Phase Three: Reflection

Following the summit, the convening group together with the Ag Innovations team worked to integrate and understand all that happened in the previous phases of the project, and to determine what to bring forward to our community at the conference in November. In addition to wealth of aspirations and potential action steps identified and prioritized through the focus groups and survey, a clear outcome of this process was to surface some important tensions and questions living in our community. The convening group distilled these into the following seven courageous questions:

  1. How can we build alignment towards an inspiring future while honoring the natural biodiversity of perspectives in the movement?
  2. How can we share biodynamics with more farmers, gardeners, and consumers while maintaining the integrity of Biodynamic food and practices?
  3. How can we deepen and evolve the spiritual foundations of biodynamics while keeping our doors open and not limiting the growth of the movement?
  4. How can we engage with current market and economic realities and work to transform them at the same time?
  5. How can we hold certification and the use of "Biodynamic" in a way that supports the needs of all farmers and consumers?
  6. How can we strengthen what is unique in biodynamics while building stronger bridges with the wider sustainable, organic, and regenerative agriculture movements?
  7. How can we best integrate social justice work in the biodynamic movement?

For more on the tensions that lead to each of these questions, please see the slides from the conference presentation.

At the 2018 Biodynamic Conference: Community Integration and Sharing

After the convening group presented the Biodynamic Movement Visioning Project to attendees at the 2018 Biodynamic Conference, we invited all participants to explore how they can help co-create the future of biodynamics.
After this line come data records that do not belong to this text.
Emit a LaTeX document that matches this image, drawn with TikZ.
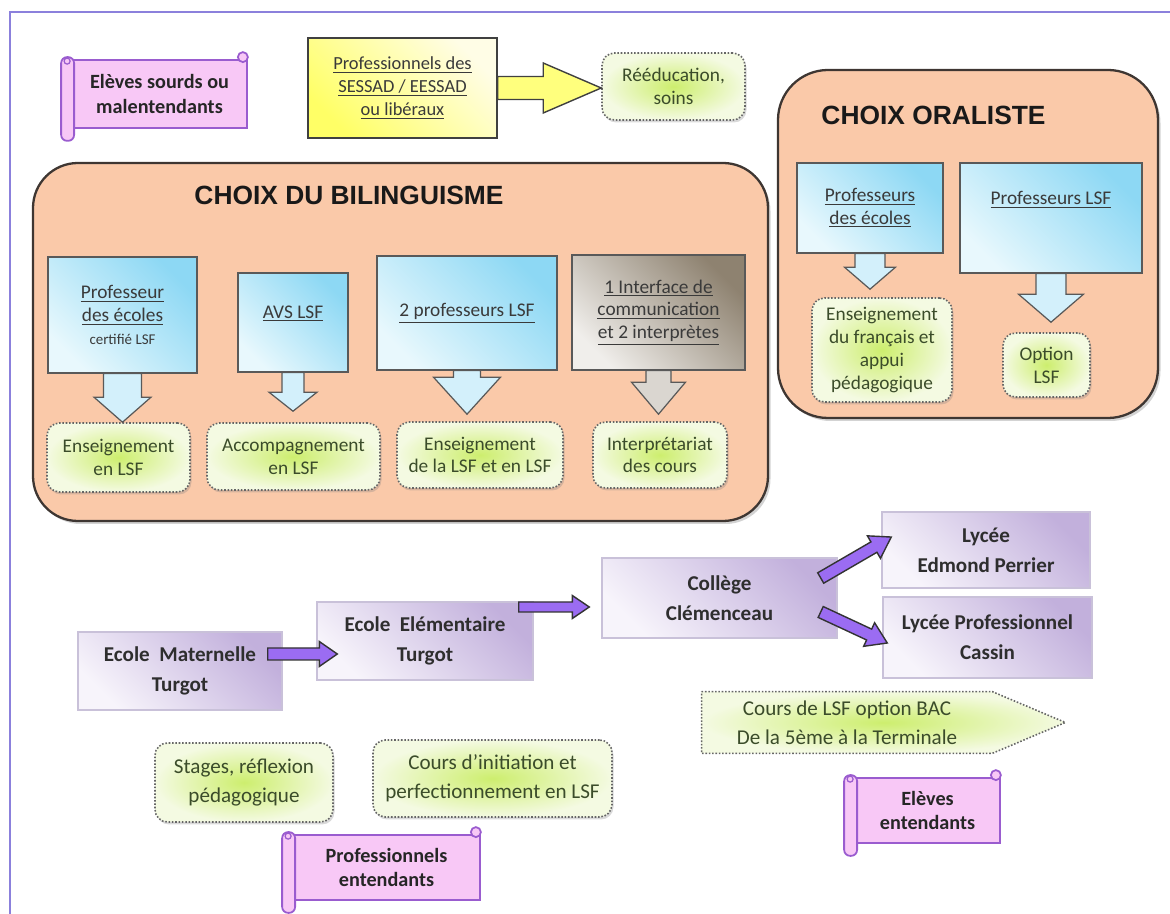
\documentclass[tikz,border=0pt]{standalone}
\usepackage{fontspec}
\setmainfont{Carlito}
\newfontfamily\titlefont{Liberation Sans}
\usetikzlibrary{calc,shadows,backgrounds}
\definecolor{FrameLine}{HTML}{8B80DC}
\definecolor{Peach}{HTML}{FAC9A9}
\definecolor{PanelLine}{HTML}{3E3632}
\definecolor{SkyDark}{HTML}{8DD8F4}
\definecolor{SkyLight}{HTML}{E8F8FD}
\definecolor{SkyPale}{HTML}{D3F0FB}
\definecolor{TaupeDark}{HTML}{8E8270}
\definecolor{TaupeLight}{HTML}{F0EEEB}
\definecolor{TaupePale}{HTML}{DAD6D0}
\definecolor{LimeMid}{HTML}{CDEE6E}
\definecolor{LimeEdge}{HTML}{F4FAE2}
\definecolor{LilacDark}{HTML}{C2B0DC}
\definecolor{LilacLight}{HTML}{F7F4FB}
\definecolor{LilacLine}{HTML}{C9C1D9}
\definecolor{Violet}{HTML}{9B6CF2}
\definecolor{PinkFill}{HTML}{F8C8F6}
\definecolor{PinkLine}{HTML}{9A5CCF}
\definecolor{LemonDark}{HTML}{FFFF66}
\definecolor{LemonLight}{HTML}{FFFDE6}
\definecolor{Olive}{HTML}{3B4C2A}
\definecolor{Ink}{HTML}{3A3A3A}

% block arrow: style, tail, tip, shaft half, head half, head length (px)
\newcommand{\blockarrow}[6]{%
  \draw[#1] let \p1=(#2), \p2=(#3),
    \n1={atan2(\y2-\y1,\x2-\x1)}, \n2={veclen(\x2-\x1,\y2-\y1)} in
    [rotate around={\n1:(\p1)}]
    (\x1,\y1+#4*0.2mm) -- (\x1+\n2-#6*0.2mm,\y1+#4*0.2mm)
    -- (\x1+\n2-#6*0.2mm,\y1+#5*0.2mm) -- (\x1+\n2,\y1)
    -- (\x1+\n2-#6*0.2mm,\y1-#5*0.2mm) -- (\x1+\n2-#6*0.2mm,\y1-#4*0.2mm)
    -- (\x1,\y1-#4*0.2mm) -- cycle;}

% scroll: name, position, width, height, text
\newcommand{\scrollnode}[5]{%
  \node[scroll, sz={#3}{#4}] (#1) at (#2) {#5};
  \draw[roll] ($(#1.north west)+(-10,-2)$) rectangle ($(#1.south west)+(3,12)$);
  \draw[roll] ($(#1.north east)+(-5,-2)$) circle[radius=1mm];
  \draw[PinkLine, line width=0.7pt] ($(#1.north west)+(-4,2)$) circle[radius=0.6mm];}

\begin{document}
\begin{tikzpicture}[
    x=0.2mm, y=-0.2mm,
    sz/.style 2 args={minimum width=#1*0.2mm, minimum height=#2*0.2mm},
    frame/.style={draw=FrameLine, line width=1.1pt},
    panel/.style={draw=PanelLine, line width=1.3pt, fill=Peach, rounded corners=9mm,
      drop shadow={shadow xshift=0.5mm, shadow yshift=-0.6mm, opacity=0.35}},
    title/.style={font=\titlefont\bfseries\fontsize{15}{18}\selectfont, text=black!90},
    sky/.style={draw=black!65, line width=0.7pt, top color=SkyDark, bottom color=SkyLight,
      shading angle=-45, align=center, inner sep=2pt, font=\fontsize{11}{13}\selectfont, text=Ink},
    taupe/.style={sky, top color=TaupeDark, bottom color=TaupeLight, shading angle=-45},
    lemon/.style={draw=black!75, line width=0.9pt, top color=LemonLight, bottom color=LemonDark,
      shading angle=-45, align=center, font=\fontsize{10.5}{13}\selectfont, text=Ink},
    lime/.style={draw=black!60, densely dotted, line width=0.9pt, rounded corners=2.5mm,
      inner color=LimeMid, outer color=LimeEdge, align=center, inner sep=2pt,
      font=\fontsize{11}{13}\selectfont, text=Olive,
      drop shadow={shadow xshift=0.3mm, shadow yshift=-0.5mm, opacity=0.3}},
    bigLime/.style={lime, font=\fontsize{12}{16.5}\selectfont},
    lilac/.style={draw=LilacLine, line width=0.8pt, top color=LilacDark, bottom color=LilacLight,
      shading angle=-45, align=center, font=\fontsize{12}{17}\selectfont\bfseries, text=black!82},
    scroll/.style={draw=PinkLine, line width=1pt, fill=PinkFill, align=center,
      font=\fontsize{11.5}{14}\selectfont\bfseries, text=black!85},
    roll/.style={draw=PinkLine, line width=1pt, fill=PinkFill, rounded corners=1.2mm},
    skyarr/.style={draw=black!65, line width=0.7pt, fill=SkyPale},
    taupearr/.style={draw=black!65, line width=0.7pt, fill=TaupePale},
    lemonarr/.style={draw=black!75, line width=0.8pt, fill=LemonDark!85!white},
    fat/.style={draw=black!80, line width=0.8pt, fill=Violet}
  ]
  \useasboundingbox (0,0) rectangle (1170,914);
  \draw[frame] (10,914) -- (10,12) -- (1170,12);

  % top row
  \scrollnode{deaf}{159.5,94}{175}{68}{Elèves sourds ou\\malentendants}
  \node[lemon, sz={189}{100}] (yel) at (402.5,88)
    {\underline{Professionnels des}\\\underline{SESSAD / EESSAD}\\\underline{ou libéraux}};
  \node[lime, sz={143}{67}] (rea) at (673.5,86.5) {Rééducation,\\soins};
  \blockarrow{lemonarr}{yel.east}{yel.east -| rea.west}{11.5}{25}{58}

  % panels
  \node[panel, sz={735}{358}] (bil) at (400.5,342) {};
  \node[panel, sz={380}{348}, rounded corners=10mm] (ora) at (968,244) {};
  \node[title] (tbil) at (349,195) {CHOIX DU BILINGUISME};
  \node[title] (tora) at (933.5,115) {CHOIX ORALISTE};

  % bilinguisme
  \node[sky, sz={149}{116}] (b1) at (122.5,315)
    {\underline{Professeur}\\\underline{des écoles}\\{\fontsize{8.5}{11}\selectfont certifié LSF}};
  \node[sky, sz={110}{99}, text depth=12pt] (b2) at (293,322.5) {\underline{AVS LSF}};
  \node[sky, sz={180}{114}] (b3) at (467,313) {\underline{2 professeurs LSF}};
  \node[taupe, sz={173}{115}] (b4) at (658.5,312.5)
    {\underline{1 Interface de}\\\underline{communication}\\\underline{et 2 interprètes}};
  \node[lime, sz={143}{69}] (g1) at (118.5,457.5) {Enseignement\\en LSF};
  \node[lime, sz={173}{67}] (g2) at (293.5,456.5) {Accompagnement\\en LSF};
  \node[lime, sz={166}{66}] (g3) at (480,455) {Enseignement\\de la LSF et en LSF};
  \node[lime, sz={134}{66}] (g4) at (660,455) {Interprétariat\\des cours};
  \blockarrow{skyarr}{b1.south}{b1.south |- g1.north}{19}{28.5}{25}
  \blockarrow{skyarr}{b2.south}{$(b2.south |- g2.north)+(0,-11)$}{11}{24}{19}
  \blockarrow{skyarr}{b3.south}{$(b3.south |- g3.north)+(0,-7)$}{13.5}{33.5}{37}
  \blockarrow{taupearr}{b4.south}{$(b4.south |- g4.north)+(0,-7)$}{12.5}{27}{32}

  % oraliste
  \node[sky, sz={146}{90}] (o1) at (870,208) {\underline{Professeurs}\\\underline{des écoles}};
  \node[sky, sz={182}{110}, text depth=23pt] (o2) at (1051,218) {\underline{Professeurs LSF}};
  \node[lime, sz={140}{104}] (og1) at (882,350) {Enseignement\\du français et\\appui\\pédagogique};
  \node[lime, sz={87}{64}] (og2) at (1046.5,365) {Option\\LSF};
  \blockarrow{skyarr}{o1.south}{$(o1.south |- og1.north)+(0,-8)$}{15}{25.5}{22}
  \blockarrow{skyarr}{o2.south}{$(o2.south |- og2.north)+(0,-10)$}{15}{32.5}{28}

  % schools
  \node[lilac, sz={204}{78}] (mat) at (180,671) {Ecole\ \ Maternelle\\Turgot};
  \node[lilac, sz={216}{78}] (ele) at (425,641) {Ecole\ \ Elémentaire\\Turgot};
  \node[lilac, sz={235}{80}] (col) at (719.5,598) {Collège\\Clémenceau};
  \node[lilac, sz={208}{76}] (lep) at (986,550) {Lycée\\Edmond Perrier};
  \node[lilac, sz={209}{81}] (lpc) at (987.5,637.5) {Lycée Professionnel\\Cassin};
  \blockarrow{fat}{$(mat.east)+(-15,-17)$}{$(ele.west)+(21,13)$}{6}{12.5}{18}
  \blockarrow{fat}{$(ele.east)+(-15,-34)$}{$(col.west)+(-12,9)$}{5}{11.5}{17}
  \blockarrow{fat}{$(col.east)+(-17,-20)$}{$(lep.west)+(10,-13)$}{6}{13}{20}
  \blockarrow{fat}{$(col.east)+(-17,14)$}{$(lpc.west)+(5,5.5)$}{6}{13}{20}

  % LSF course arrow
  \node[align=center, font=\fontsize{12}{16.5}\selectfont, text=Olive, sz={290}{61}] (lsf)
    at (847,722.5) {Cours de LSF option BAC\\De la 5ème à la Terminale};
  \begin{scope}[on background layer]
    \draw[draw=black!60, densely dotted, line width=0.9pt, inner color=LimeMid, outer color=LimeEdge]
      (lsf.north west) -- (lsf.north east) -- ($(lsf.east)+(73,0)$) -- (lsf.south east)
      -- (lsf.south west) -- cycle;
  \end{scope}

  % bottom
  \node[bigLime, sz={178}{79}] (stg) at (244,782.5) {Stages, réflexion\\pédagogique};
  \node[bigLime, sz={239}{77}] (cri) at (492.5,778.5) {Cours d’initiation et\\perfectionnement en LSF};
  \scrollnode{hear}{927.5,810.5}{145}{65}{Elèves\\entendants}
  \scrollnode{pro}{386.5,867.5}{187}{65}{Professionnels\\entendants}
\end{tikzpicture}
\end{document}
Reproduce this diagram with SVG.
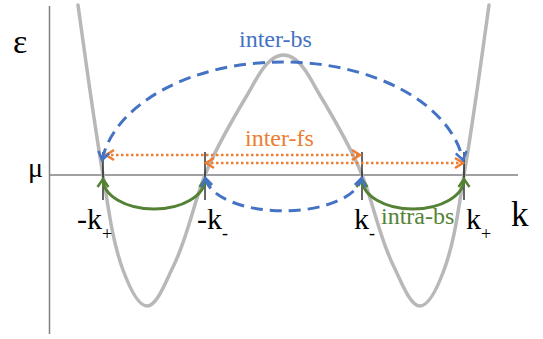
<svg xmlns="http://www.w3.org/2000/svg" width="543" height="339" viewBox="0 0 543 339">
<style>
.axis{stroke:#808080;stroke-width:1.5;fill:none}
.band{stroke:#b8b8b8;stroke-width:3.5;fill:none;stroke-linecap:round;stroke-linejoin:round}
.tick{stroke:#000;stroke-width:1.2}
.lbl{font-family:"Liberation Serif","Times New Roman",serif;fill:#000}
.bs{stroke:#4472C4;stroke-width:3;fill:none;stroke-dasharray:12 7}
.fs{stroke:#ED7D31;stroke-width:2.5;fill:none;stroke-dasharray:2.5 2.5}
.ia{stroke:#548235;stroke-width:3;fill:none}
.t{font-family:"Liberation Serif","Times New Roman",serif;font-size:24px}
</style>
<defs>
<marker id="mb" markerUnits="userSpaceOnUse" viewBox="-12 -8 14 16" refX="0" refY="0" markerWidth="14" markerHeight="16" orient="auto-start-reverse"><path d="M-8,-5.5 L0,0 L-8,5.5" fill="none" stroke="#4472C4" stroke-width="2.5"/></marker>
<marker id="mo" markerUnits="userSpaceOnUse" viewBox="-12 -8 14 16" refX="0" refY="0" markerWidth="14" markerHeight="16" orient="auto-start-reverse"><path d="M-8,-5 L0,0 L-8,5" fill="none" stroke="#ED7D31" stroke-width="2.5"/></marker>
<marker id="mg" markerUnits="userSpaceOnUse" viewBox="-12 -8 14 16" refX="0" refY="0" markerWidth="14" markerHeight="16" orient="auto-start-reverse"><path d="M-8,-5.5 L0,0 L-8,5.5" fill="none" stroke="#548235" stroke-width="2.5"/></marker>
</defs>
<g id="axes">
<line class="axis" x1="49.5" y1="6" x2="49.5" y2="334" stroke="#6e6e6e"/>
<line class="axis" x1="49" y1="175" x2="518" y2="175"/>
</g>
<g id="band">
<path class="band" d="M78,5 C85.9,61.7 93.4,118.5 103,175 C108.4,206.9 111.8,239.6 123,270 C128,283.5 137,306 147,306 C157,306 166,281 173,267 C187.5,238 192.9,205.2 205,175 C215.9,147.7 230.9,122.2 246,97 C251.4,88 256,78.6 262,70 C269,60 276.2,55 283.5,55 C290.8,55 298,60 305,70 C311,78.6 315.6,88 321,97 C336.1,122.2 351.1,147.7 362,175 C374.1,205.2 379.5,238 394,267 C401,281 410,306 420,306 C430,306 439,283.5 444,270 C455.2,239.6 458.6,206.9 464,175 C473.6,118.5 481.1,61.7 489,5"/>
</g>
<g id="ticks">
<line class="tick" x1="103" y1="152" x2="103" y2="200"/>
<line class="tick" x1="205" y1="152" x2="205" y2="200"/>
<line class="tick" x1="362" y1="152" x2="362" y2="200"/>
<line class="tick" x1="464" y1="152" x2="464" y2="200"/>
</g>
<g id="labels" class="lbl">
<text x="13" y="53" font-size="34">ε</text>
<text x="28" y="177" font-size="28">μ</text>
<text x="511" y="226" font-size="35">k</text>
<text x="77" y="229" font-size="30">-k<tspan font-size="18" dy="11">+</tspan></text>
<text x="197" y="229" font-size="30">-k<tspan font-size="18" dy="10">-</tspan></text>
<text x="354" y="229" font-size="30">k<tspan font-size="18" dy="10">-</tspan></text>
<text x="466" y="229" font-size="30">k<tspan font-size="18" dy="11">+</tspan></text>
</g>
<g id="connectors">
<path class="ia" d="M103,179 A51,30 0 0 0 205,179" marker-start="url(#mg)" marker-end="url(#mg)"/>
<path class="ia" d="M362,179 A51,30 0 0 0 464,179" marker-start="url(#mg)" marker-end="url(#mg)"/>
<path class="fs" d="M106,155 H360" marker-start="url(#mo)" marker-end="url(#mo)"/>
<path class="fs" d="M206,163 H463" marker-start="url(#mo)" marker-end="url(#mo)"/>
<path class="bs" d="M102.1,160 A182,113 0 0 1 462.9,160" marker-start="url(#mb)" marker-end="url(#mb)"/>
<path class="bs" d="M205.3,178 A78.5,36 0 0 0 361.7,178" marker-start="url(#mb)" marker-end="url(#mb)"/>
</g>
<g id="connector-labels">
<text class="t" x="239" y="47" fill="#4472C4">inter-bs</text>
<text class="t" x="245" y="146" fill="#ED7D31">inter-fs</text>
<text class="t" x="381" y="224" fill="#548235">intra-bs</text>
</g>
</svg>
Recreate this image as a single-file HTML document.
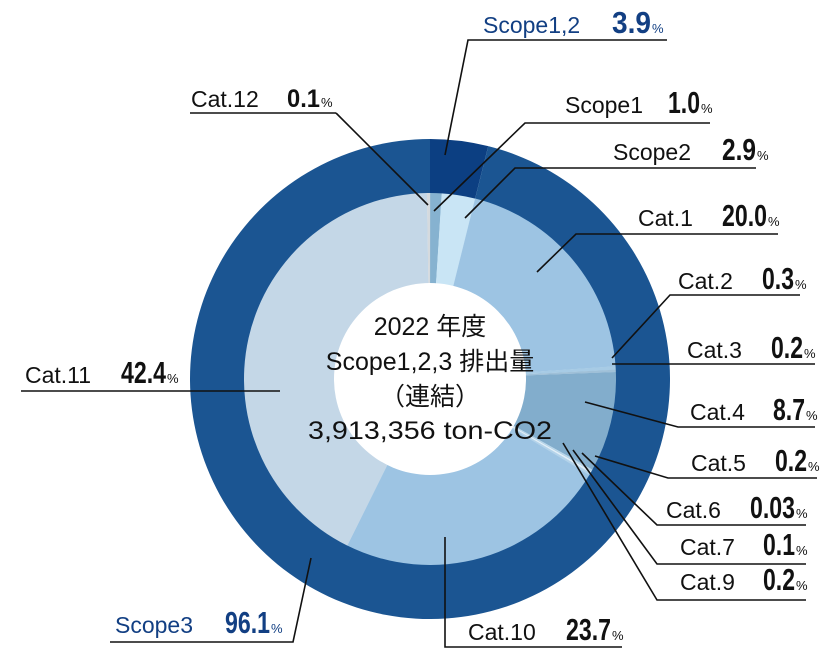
<!DOCTYPE html>
<html><head><meta charset="utf-8"><style>
html,body{margin:0;padding:0;background:#fff;}
svg{display:block;}
.l{font-family:"Liberation Sans","Noto Sans CJK JP",sans-serif;font-size:23px;fill:#111;}
.n{font-family:"Liberation Sans Narrow","Liberation Sans",sans-serif;font-weight:bold;font-size:31px;fill:#111;}
.p{font-family:"Liberation Sans Narrow","Liberation Sans",sans-serif;font-size:13px;fill:#111;}
.b{fill:#123f83;}
.c{font-family:"Liberation Sans","Noto Sans CJK JP",sans-serif;font-size:25px;fill:#111;text-anchor:middle;}
line,polyline{stroke:#111;stroke-width:1.6;fill:none;}
</style></head><body>
<svg id="s" width="836" height="655" viewBox="0 0 836 655" xmlns="http://www.w3.org/2000/svg">
<g id="pie"></g>
<circle cx="430" cy="379" r="96" fill="#fff"/>
<text class="c" x="430" y="335">2022 年度</text>
<text class="c" x="430" y="370">Scope1,2,3 排出量</text>
<text class="c" x="430" y="405">（連結）</text>
<text class="c" x="430" y="439" textLength="244" lengthAdjust="spacingAndGlyphs">3,913,356 ton-CO2</text>

<polyline points="667,40 468,40 445,155"/>
<polyline points="336,113 190,113"/><polyline points="336,113 428,205"/>
<polyline points="710,123 525,123 434,211"/>
<polyline points="756,168 515,168 465,218"/>
<polyline points="778,234 576,234 537,272"/>
<polyline points="800,295 670,295 612,358"/>
<polyline points="815,364 612,364"/>
<polyline points="815,427 678,427 585,402"/>
<polyline points="817,478 668,478 595,456"/>
<polyline points="806,525 657,525 582,453"/>
<polyline points="806,564 657,564 573,450"/>
<polyline points="806,600 657,600 563,443"/>
<polyline points="622,647 445,647 445,537"/>
<polyline points="21,391 280,391"/>
<polyline points="110,642 293,642 311,558"/>

<text class="l b" x="483" y="33">Scope1,2</text><text class="n b" x="612" y="33" textLength="39" lengthAdjust="spacingAndGlyphs">3.9</text><text class="p b" x="652" y="33">%</text>
<text class="l" x="191" y="107">Cat.12</text><text class="n" x="287" y="107" style="font-size:25px" textLength="33" lengthAdjust="spacingAndGlyphs">0.1</text><text class="p" x="321" y="107">%</text>
<text class="l" x="565" y="113">Scope1</text><text class="n" x="668" y="113" textLength="32" lengthAdjust="spacingAndGlyphs">1.0</text><text class="p" x="701" y="113">%</text>
<text class="l" x="613" y="160">Scope2</text><text class="n" x="722" y="160" textLength="34" lengthAdjust="spacingAndGlyphs">2.9</text><text class="p" x="757" y="160">%</text>
<text class="l" x="638" y="226">Cat.1</text><text class="n" x="722" y="226" textLength="45" lengthAdjust="spacingAndGlyphs">20.0</text><text class="p" x="768" y="226">%</text>
<text class="l" x="678" y="289">Cat.2</text><text class="n" x="762" y="289" textLength="32" lengthAdjust="spacingAndGlyphs">0.3</text><text class="p" x="795" y="289">%</text>
<text class="l" x="687" y="358">Cat.3</text><text class="n" x="771" y="358" textLength="32" lengthAdjust="spacingAndGlyphs">0.2</text><text class="p" x="804" y="358">%</text>
<text class="l" x="690" y="420">Cat.4</text><text class="n" x="773" y="420" textLength="32" lengthAdjust="spacingAndGlyphs">8.7</text><text class="p" x="806" y="420">%</text>
<text class="l" x="691" y="471">Cat.5</text><text class="n" x="775" y="471" textLength="32" lengthAdjust="spacingAndGlyphs">0.2</text><text class="p" x="808" y="471">%</text>
<text class="l" x="666" y="518">Cat.6</text><text class="n" x="750" y="518" textLength="45" lengthAdjust="spacingAndGlyphs">0.03</text><text class="p" x="796" y="518">%</text>
<text class="l" x="680" y="555">Cat.7</text><text class="n" x="763" y="555" textLength="32" lengthAdjust="spacingAndGlyphs">0.1</text><text class="p" x="796" y="555">%</text>
<text class="l" x="680" y="590">Cat.9</text><text class="n" x="763" y="590" textLength="32" lengthAdjust="spacingAndGlyphs">0.2</text><text class="p" x="796" y="590">%</text>
<text class="l" x="468" y="640">Cat.10</text><text class="n" x="566" y="640" textLength="45" lengthAdjust="spacingAndGlyphs">23.7</text><text class="p" x="612" y="640">%</text>
<text class="l" x="25" y="383">Cat.11</text><text class="n" x="121" y="383" textLength="45" lengthAdjust="spacingAndGlyphs">42.4</text><text class="p" x="167" y="383">%</text>
<text class="l b" x="115" y="633">Scope3</text><text class="n b" x="225" y="633" textLength="45" lengthAdjust="spacingAndGlyphs">96.1</text><text class="p b" x="271" y="633">%</text>
</svg>
<script>
(function(){
var cx=430,cy=379,g=document.getElementById('pie'),NS='http://www.w3.org/2000/svg';
function pt(r,a){var t=(a-90)*Math.PI/180;return [cx+r*Math.cos(t),cy+r*Math.sin(t)];}
function seg(r0,r1,a0,a1,col){
 var p1=pt(r1,a0),p2=pt(r1,a1),p3=pt(r0,a1),p4=pt(r0,a0),lg=(a1-a0)>180?1:0;
 var d='M'+p1+' A'+r1+','+r1+' 0 '+lg+' 1 '+p2+' L'+p3+' A'+r0+','+r0+' 0 '+lg+' 0 '+p4+' Z';
 var e=document.createElementNS(NS,'path');e.setAttribute('d',d);e.setAttribute('fill',col);g.appendChild(e);}
var o=[[3.9,'#0c3f82'],[96.1,'#1b5592']],a=0;
o.forEach(function(s){var b=a+s[0]*3.6;seg(185,240,a,b,s[1]);a=b;});
var inn=[[1.0,'#86b2d0'],[2.9,'#c9e5f5'],[20.0,'#9dc4e3'],[0.3,'#a7cbe5'],[0.2,'#9fc0d8'],[8.7,'#82adcc'],[0.2,'#b8d6ea'],[0.03,'#ffffff'],[0.1,'#dcebf6'],[0.2,'#b3d3ea'],[23.7,'#9dc4e3'],[42.4,'#c4d7e7'],[0.27,'#d5dade']];
a=0;inn.forEach(function(s){var b=a+s[0]*3.6;seg(90,186,a,b+0.05,s[1]);a=b;});
})();
</script>
</body></html>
We asked each individual to begin by silently reflecting on two questions:

What is alive in you now?

What do you see as your role in co-creating the future of biodynamics?

Next, participants shared their reflections in pairs and then in groups of four. Finally, we invited participants to share what they heard in their small groups back out with the hundreds gathered for the session. Dozens of individuals spoke, sharing a wide range of reflections on what they see in the movement, as well as their own roles.

(Broken Banjo Photography)

Notes from a few highlights captured from the community sharing:

  • Clear light, full and bright: before we decide on what to do.
  • The inclusion of social justice and biodynamics should not be an either/or question.
  • The cost of certification cannot exceed the value-added gain from being certified.
  • Presenting our work in a way that is visual but not superficial.
  • Deepening can also help us grow in a healthy way — it does not need to create restrictions.
  • Differentiating between Biodynamic and organic, and showing it's important.
  • There is a lack of awareness of biodynamics even among graduates of Waldorf schools.
  • How do we walk in complexity?
  • Creating big movement consciousness, understanding who we are on a bigger level.
  • More important than a label or a name is our love for the planet, which we are meant to take care of. Let us unify with all communities and movements who share this same guiding principle no matter what external divisions try to separate us.

Next Steps

The year-long process we convened together with Ag Innovations has ended, and we are left with the rich resources of themes, possible actions, and courageous questions for our community. The five members of the Biodynamic Movement Visioning Process convening group have committed to continue meeting together to explore how we can bring these courageous questions forward, within and between organizations in the biodynamic movement and with our wider community. We also encourage every person who is connected to the biodynamic impulse to work with the fruits of this process, as we co-create the future of biodynamics together.